START
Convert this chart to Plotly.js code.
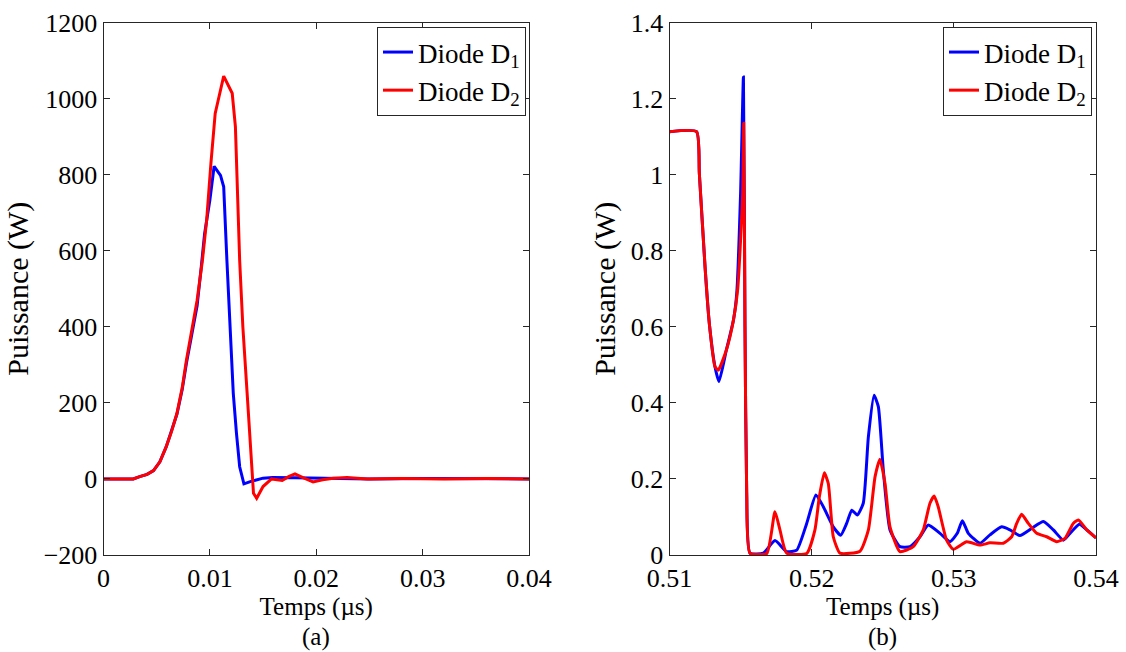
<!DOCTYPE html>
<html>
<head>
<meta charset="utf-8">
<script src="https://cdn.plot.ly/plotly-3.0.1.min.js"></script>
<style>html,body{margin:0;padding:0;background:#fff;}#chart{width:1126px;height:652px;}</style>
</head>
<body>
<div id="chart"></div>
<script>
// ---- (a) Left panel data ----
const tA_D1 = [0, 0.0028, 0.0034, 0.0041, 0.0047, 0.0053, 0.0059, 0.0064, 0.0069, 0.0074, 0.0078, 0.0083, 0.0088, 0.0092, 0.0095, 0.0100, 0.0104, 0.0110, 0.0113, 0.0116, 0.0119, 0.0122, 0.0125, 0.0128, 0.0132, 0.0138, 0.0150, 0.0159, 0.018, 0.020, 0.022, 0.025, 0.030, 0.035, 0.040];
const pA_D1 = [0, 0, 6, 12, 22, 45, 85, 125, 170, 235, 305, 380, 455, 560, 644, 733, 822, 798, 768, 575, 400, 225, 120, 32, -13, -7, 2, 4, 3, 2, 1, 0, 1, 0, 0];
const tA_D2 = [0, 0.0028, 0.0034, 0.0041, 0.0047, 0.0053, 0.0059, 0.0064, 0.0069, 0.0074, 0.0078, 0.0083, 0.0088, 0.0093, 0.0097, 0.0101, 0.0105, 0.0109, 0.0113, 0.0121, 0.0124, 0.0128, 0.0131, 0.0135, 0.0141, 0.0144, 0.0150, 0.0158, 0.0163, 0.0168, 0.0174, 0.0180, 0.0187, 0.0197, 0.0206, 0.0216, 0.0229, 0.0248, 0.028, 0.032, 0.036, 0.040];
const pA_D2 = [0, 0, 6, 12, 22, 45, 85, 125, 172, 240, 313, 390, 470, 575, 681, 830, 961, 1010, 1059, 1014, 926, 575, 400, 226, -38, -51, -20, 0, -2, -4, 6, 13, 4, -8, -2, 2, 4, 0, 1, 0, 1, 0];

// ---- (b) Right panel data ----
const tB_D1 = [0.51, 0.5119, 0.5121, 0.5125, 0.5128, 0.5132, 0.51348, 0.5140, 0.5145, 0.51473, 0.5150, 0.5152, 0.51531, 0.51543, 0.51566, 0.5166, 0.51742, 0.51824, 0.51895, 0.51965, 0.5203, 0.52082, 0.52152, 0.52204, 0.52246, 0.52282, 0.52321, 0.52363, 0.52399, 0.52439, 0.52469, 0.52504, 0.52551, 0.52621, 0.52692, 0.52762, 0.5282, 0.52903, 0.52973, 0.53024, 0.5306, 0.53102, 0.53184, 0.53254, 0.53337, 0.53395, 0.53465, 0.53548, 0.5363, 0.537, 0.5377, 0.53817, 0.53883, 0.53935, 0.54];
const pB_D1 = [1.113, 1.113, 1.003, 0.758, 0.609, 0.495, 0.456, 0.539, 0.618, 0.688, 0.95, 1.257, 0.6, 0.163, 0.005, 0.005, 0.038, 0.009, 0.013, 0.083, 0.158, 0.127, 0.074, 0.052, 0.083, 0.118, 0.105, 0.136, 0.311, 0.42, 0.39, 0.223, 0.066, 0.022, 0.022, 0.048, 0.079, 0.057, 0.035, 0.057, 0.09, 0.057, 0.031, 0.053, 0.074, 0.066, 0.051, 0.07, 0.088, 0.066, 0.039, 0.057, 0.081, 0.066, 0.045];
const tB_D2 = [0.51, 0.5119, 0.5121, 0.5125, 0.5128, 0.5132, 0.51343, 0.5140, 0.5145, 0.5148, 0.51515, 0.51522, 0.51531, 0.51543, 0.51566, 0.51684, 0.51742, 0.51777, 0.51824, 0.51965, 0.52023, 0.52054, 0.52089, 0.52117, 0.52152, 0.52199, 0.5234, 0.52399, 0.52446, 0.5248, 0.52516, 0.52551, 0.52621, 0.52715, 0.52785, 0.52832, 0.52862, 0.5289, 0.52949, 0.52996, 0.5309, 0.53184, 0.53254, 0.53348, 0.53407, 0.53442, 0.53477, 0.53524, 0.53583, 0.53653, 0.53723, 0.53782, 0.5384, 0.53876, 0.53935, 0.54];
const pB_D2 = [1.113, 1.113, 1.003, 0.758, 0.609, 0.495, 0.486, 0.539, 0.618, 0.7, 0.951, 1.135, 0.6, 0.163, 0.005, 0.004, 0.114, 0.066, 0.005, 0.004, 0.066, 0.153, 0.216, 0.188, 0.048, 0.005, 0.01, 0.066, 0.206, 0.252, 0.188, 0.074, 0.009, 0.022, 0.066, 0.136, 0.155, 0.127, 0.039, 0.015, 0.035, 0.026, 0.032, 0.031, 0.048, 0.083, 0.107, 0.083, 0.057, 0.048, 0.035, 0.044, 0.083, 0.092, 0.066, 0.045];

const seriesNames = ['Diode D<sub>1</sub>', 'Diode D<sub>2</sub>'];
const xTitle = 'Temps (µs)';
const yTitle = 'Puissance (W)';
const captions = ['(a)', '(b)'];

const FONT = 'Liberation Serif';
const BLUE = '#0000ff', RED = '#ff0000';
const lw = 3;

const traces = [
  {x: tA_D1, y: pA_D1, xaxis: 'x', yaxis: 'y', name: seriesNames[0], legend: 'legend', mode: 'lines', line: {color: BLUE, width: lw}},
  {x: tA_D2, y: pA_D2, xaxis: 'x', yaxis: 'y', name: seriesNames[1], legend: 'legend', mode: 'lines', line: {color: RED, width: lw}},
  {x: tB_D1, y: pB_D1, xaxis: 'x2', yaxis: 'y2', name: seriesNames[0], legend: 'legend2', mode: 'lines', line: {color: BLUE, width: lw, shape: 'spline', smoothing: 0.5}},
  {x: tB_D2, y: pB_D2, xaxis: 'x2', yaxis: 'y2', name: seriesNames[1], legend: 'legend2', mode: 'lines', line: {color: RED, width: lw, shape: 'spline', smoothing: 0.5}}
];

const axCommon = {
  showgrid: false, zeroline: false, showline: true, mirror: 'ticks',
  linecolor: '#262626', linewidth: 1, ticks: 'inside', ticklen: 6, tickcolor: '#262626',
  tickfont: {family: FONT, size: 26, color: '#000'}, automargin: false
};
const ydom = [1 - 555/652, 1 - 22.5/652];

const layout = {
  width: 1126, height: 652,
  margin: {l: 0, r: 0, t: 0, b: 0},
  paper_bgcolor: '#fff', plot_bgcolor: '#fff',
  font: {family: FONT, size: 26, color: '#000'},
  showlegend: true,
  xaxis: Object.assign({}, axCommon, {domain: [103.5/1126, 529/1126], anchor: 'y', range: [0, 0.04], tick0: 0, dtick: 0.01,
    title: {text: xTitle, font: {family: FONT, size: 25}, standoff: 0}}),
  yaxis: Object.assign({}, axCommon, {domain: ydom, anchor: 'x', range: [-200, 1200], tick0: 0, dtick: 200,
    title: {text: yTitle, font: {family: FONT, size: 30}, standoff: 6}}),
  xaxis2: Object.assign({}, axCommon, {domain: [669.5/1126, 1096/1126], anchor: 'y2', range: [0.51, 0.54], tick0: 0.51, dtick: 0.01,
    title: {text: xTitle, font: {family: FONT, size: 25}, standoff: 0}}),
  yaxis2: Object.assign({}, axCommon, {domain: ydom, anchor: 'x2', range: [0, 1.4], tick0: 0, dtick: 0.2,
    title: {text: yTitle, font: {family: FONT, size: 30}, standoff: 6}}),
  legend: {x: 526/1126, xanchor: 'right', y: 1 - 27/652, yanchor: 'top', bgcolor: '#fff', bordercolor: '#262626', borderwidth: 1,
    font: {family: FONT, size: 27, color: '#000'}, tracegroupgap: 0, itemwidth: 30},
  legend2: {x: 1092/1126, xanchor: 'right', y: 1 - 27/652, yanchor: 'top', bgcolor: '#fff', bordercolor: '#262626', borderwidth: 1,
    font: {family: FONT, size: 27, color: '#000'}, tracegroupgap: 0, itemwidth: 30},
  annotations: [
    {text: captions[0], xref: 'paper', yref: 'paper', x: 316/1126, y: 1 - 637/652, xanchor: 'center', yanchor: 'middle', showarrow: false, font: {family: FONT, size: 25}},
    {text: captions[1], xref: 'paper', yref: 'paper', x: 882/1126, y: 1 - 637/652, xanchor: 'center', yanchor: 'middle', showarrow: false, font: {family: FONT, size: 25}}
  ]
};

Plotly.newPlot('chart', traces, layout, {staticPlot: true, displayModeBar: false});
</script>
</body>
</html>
END
■ Given request ■
In the material above, show every line where the word "chart" turns up.

■ Solution for this exercise ■
Convert this chart to Plotly.js code.
<style>html,body{margin:0;padding:0;background:#fff;}#chart{width:1126px;height:652px;}</style>
<div id="chart"></div>
Plotly.newPlot('chart', traces, layout, {staticPlot: true, displayModeBar: false});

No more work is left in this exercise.